▶ Goal of the exercise:
From the first line of the listing below to the line with "Sounding 34.12°N, 62.13°E", print each line exactly, and nothing more. Leave out the pictures.

▶ Dataset excerpt:
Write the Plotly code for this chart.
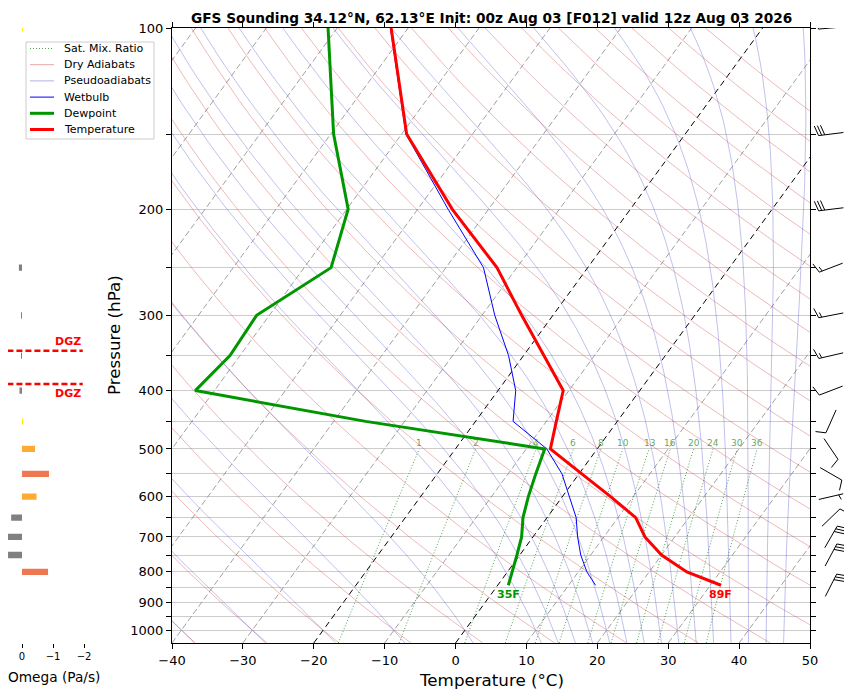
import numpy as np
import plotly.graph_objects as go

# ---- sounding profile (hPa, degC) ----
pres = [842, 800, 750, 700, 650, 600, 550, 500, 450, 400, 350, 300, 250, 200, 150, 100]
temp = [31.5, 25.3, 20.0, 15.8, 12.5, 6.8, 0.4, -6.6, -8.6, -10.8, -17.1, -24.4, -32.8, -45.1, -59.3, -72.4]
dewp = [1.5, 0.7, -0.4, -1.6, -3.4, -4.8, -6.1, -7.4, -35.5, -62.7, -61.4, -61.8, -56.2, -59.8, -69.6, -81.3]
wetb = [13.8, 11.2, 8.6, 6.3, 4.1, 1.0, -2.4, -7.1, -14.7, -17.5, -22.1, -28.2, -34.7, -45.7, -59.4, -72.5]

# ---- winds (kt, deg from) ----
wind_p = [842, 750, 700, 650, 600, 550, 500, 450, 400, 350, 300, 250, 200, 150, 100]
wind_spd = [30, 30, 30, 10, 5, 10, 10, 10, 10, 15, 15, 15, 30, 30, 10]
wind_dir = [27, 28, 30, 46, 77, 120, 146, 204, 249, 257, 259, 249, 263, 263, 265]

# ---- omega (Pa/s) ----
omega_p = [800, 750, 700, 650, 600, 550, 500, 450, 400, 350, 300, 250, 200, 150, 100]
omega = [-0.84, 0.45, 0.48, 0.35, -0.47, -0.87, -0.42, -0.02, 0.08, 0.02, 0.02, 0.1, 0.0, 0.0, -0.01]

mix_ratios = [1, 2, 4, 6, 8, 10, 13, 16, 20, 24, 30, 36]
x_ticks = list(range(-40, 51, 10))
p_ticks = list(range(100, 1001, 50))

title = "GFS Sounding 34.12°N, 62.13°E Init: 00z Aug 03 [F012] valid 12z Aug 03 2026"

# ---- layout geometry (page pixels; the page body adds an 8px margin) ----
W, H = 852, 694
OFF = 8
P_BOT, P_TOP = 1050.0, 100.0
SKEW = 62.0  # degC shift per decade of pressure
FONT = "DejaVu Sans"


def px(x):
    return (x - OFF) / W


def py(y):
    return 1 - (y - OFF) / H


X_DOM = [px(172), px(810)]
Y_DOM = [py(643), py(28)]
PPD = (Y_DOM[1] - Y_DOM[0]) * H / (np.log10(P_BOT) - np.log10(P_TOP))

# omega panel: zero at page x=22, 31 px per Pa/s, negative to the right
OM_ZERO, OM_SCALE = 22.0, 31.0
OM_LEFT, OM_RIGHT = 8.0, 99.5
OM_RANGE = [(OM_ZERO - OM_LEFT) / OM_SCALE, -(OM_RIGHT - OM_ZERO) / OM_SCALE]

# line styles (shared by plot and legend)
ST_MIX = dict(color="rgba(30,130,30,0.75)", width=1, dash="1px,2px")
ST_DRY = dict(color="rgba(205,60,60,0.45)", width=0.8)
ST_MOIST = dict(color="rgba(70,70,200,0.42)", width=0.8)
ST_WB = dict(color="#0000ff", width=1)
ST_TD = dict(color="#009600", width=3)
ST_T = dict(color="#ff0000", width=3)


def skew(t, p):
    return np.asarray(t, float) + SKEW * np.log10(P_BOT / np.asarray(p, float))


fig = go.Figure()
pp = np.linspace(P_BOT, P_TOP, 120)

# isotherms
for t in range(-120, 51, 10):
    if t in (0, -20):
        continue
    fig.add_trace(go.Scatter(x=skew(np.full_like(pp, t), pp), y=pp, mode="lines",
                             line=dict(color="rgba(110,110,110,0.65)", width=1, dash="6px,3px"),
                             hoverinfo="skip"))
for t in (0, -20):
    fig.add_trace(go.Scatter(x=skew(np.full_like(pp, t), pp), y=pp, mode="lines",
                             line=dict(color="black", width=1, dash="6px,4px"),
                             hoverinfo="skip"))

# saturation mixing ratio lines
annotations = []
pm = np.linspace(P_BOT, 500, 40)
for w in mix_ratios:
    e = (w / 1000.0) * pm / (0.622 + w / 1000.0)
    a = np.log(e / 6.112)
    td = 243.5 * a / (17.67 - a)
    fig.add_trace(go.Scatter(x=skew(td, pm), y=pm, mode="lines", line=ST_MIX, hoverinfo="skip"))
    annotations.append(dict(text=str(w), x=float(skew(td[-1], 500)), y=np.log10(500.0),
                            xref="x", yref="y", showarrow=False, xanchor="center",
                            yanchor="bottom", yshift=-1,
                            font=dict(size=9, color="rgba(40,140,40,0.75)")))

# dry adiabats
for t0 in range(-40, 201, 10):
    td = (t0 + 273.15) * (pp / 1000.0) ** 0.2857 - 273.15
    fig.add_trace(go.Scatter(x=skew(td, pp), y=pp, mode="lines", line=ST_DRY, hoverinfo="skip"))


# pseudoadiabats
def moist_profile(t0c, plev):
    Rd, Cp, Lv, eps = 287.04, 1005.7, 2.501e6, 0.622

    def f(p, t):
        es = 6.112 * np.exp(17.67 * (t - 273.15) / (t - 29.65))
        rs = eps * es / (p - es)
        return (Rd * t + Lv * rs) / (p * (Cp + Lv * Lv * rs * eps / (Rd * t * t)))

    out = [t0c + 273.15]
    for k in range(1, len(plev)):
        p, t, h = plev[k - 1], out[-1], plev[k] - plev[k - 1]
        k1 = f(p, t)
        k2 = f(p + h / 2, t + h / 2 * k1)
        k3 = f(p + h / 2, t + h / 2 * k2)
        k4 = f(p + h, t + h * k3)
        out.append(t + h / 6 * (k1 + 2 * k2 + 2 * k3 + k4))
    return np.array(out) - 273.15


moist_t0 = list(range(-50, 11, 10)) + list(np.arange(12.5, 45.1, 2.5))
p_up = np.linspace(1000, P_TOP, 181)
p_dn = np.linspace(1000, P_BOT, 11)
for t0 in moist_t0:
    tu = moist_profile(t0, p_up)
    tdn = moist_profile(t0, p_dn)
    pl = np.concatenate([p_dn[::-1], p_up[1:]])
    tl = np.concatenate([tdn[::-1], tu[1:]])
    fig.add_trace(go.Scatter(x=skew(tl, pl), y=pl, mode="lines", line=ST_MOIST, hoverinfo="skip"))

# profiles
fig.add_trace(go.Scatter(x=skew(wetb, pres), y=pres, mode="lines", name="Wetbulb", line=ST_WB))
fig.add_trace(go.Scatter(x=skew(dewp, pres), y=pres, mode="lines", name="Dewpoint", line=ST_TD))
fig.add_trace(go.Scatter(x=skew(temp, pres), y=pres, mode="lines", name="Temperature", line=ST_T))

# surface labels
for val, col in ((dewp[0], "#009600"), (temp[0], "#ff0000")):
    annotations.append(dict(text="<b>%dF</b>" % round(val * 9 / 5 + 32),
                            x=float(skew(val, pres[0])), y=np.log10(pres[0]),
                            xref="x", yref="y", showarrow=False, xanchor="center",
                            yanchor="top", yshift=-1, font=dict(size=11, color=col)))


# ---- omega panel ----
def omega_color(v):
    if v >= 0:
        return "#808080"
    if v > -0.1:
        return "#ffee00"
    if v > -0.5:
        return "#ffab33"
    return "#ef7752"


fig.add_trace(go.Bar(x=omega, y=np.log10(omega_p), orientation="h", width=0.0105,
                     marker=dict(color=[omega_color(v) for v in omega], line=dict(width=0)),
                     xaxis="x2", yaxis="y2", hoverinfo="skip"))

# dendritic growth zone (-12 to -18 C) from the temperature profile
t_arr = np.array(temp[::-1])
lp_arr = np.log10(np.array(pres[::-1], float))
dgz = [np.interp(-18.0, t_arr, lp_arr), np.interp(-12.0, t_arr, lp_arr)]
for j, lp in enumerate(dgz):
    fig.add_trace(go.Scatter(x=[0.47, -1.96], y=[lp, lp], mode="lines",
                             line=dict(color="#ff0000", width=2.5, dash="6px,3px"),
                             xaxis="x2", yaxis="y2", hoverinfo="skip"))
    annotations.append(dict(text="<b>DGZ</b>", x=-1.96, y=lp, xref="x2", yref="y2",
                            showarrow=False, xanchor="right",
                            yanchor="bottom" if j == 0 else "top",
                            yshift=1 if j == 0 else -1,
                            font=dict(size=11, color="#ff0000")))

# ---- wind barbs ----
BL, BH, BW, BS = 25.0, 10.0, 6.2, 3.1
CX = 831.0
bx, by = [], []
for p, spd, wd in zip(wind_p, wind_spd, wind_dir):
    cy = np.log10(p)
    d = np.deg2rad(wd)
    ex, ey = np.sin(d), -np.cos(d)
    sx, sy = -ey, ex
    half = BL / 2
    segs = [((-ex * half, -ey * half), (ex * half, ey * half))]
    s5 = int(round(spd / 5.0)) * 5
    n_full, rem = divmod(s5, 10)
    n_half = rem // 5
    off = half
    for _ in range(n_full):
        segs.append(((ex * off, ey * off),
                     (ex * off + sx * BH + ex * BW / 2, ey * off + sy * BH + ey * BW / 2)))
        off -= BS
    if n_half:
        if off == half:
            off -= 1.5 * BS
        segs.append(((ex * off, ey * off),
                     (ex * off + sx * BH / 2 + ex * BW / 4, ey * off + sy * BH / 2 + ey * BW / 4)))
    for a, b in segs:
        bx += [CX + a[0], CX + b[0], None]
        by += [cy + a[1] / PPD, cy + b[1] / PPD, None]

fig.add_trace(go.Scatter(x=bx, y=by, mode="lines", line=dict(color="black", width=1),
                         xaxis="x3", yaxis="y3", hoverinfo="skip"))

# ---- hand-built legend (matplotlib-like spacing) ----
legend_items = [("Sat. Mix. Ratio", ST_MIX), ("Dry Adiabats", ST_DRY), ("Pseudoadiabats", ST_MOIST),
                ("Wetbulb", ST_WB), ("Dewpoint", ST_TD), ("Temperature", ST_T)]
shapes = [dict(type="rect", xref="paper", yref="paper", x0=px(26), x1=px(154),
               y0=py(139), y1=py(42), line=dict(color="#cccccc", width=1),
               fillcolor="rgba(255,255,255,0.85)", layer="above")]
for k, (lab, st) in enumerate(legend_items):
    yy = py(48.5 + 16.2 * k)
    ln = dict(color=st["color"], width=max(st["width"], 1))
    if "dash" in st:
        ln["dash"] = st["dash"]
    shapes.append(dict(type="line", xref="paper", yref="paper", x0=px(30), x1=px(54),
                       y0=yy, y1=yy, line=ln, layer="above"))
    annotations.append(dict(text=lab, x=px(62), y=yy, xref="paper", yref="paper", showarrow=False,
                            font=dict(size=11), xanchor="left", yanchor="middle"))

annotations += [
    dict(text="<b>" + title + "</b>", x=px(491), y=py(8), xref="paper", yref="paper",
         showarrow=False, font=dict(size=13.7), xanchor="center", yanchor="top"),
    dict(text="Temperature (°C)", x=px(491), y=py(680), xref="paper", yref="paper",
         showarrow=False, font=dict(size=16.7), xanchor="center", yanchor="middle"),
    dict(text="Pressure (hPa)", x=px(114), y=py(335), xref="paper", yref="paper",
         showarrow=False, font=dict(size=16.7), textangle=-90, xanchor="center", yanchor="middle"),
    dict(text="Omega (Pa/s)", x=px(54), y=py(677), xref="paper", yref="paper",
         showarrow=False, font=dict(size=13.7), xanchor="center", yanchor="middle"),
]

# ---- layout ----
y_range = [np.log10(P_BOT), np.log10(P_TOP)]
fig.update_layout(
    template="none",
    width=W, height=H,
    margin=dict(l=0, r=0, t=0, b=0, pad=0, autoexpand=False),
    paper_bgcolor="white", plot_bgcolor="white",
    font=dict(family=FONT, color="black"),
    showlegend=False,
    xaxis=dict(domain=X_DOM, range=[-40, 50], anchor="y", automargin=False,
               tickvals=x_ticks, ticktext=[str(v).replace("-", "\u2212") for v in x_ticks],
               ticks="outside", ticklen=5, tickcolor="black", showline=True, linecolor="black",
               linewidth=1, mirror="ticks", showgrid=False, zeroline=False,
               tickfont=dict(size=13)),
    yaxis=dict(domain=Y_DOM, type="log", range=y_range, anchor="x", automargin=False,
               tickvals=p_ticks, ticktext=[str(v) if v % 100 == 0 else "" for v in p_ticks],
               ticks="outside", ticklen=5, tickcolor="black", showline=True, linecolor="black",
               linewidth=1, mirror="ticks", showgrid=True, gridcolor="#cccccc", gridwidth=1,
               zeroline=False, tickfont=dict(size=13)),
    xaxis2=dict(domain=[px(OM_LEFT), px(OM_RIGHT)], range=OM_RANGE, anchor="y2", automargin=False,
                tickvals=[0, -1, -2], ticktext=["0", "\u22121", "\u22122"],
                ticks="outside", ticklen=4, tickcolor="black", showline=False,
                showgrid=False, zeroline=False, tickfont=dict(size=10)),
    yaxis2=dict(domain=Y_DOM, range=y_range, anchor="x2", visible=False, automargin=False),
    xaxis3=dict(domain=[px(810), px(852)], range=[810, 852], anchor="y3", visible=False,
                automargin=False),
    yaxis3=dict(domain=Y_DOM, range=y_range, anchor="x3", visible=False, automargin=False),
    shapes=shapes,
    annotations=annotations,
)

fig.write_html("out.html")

▶ Task result:
Write the Plotly code for this chart.
import numpy as np
import plotly.graph_objects as go

# ---- sounding profile (hPa, degC) ----
pres = [842, 800, 750, 700, 650, 600, 550, 500, 450, 400, 350, 300, 250, 200, 150, 100]
temp = [31.5, 25.3, 20.0, 15.8, 12.5, 6.8, 0.4, -6.6, -8.6, -10.8, -17.1, -24.4, -32.8, -45.1, -59.3, -72.4]
dewp = [1.5, 0.7, -0.4, -1.6, -3.4, -4.8, -6.1, -7.4, -35.5, -62.7, -61.4, -61.8, -56.2, -59.8, -69.6, -81.3]
wetb = [13.8, 11.2, 8.6, 6.3, 4.1, 1.0, -2.4, -7.1, -14.7, -17.5, -22.1, -28.2, -34.7, -45.7, -59.4, -72.5]

# ---- winds (kt, deg from) ----
wind_p = [842, 750, 700, 650, 600, 550, 500, 450, 400, 350, 300, 250, 200, 150, 100]
wind_spd = [30, 30, 30, 10, 5, 10, 10, 10, 10, 15, 15, 15, 30, 30, 10]
wind_dir = [27, 28, 30, 46, 77, 120, 146, 204, 249, 257, 259, 249, 263, 263, 265]

# ---- omega (Pa/s) ----
omega_p = [800, 750, 700, 650, 600, 550, 500, 450, 400, 350, 300, 250, 200, 150, 100]
omega = [-0.84, 0.45, 0.48, 0.35, -0.47, -0.87, -0.42, -0.02, 0.08, 0.02, 0.02, 0.1, 0.0, 0.0, -0.01]

mix_ratios = [1, 2, 4, 6, 8, 10, 13, 16, 20, 24, 30, 36]
x_ticks = list(range(-40, 51, 10))
p_ticks = list(range(100, 1001, 50))

title = "GFS Sounding 34.12°N, 62.13°E Init: 00z Aug 03 [F012] valid 12z Aug 03 2026"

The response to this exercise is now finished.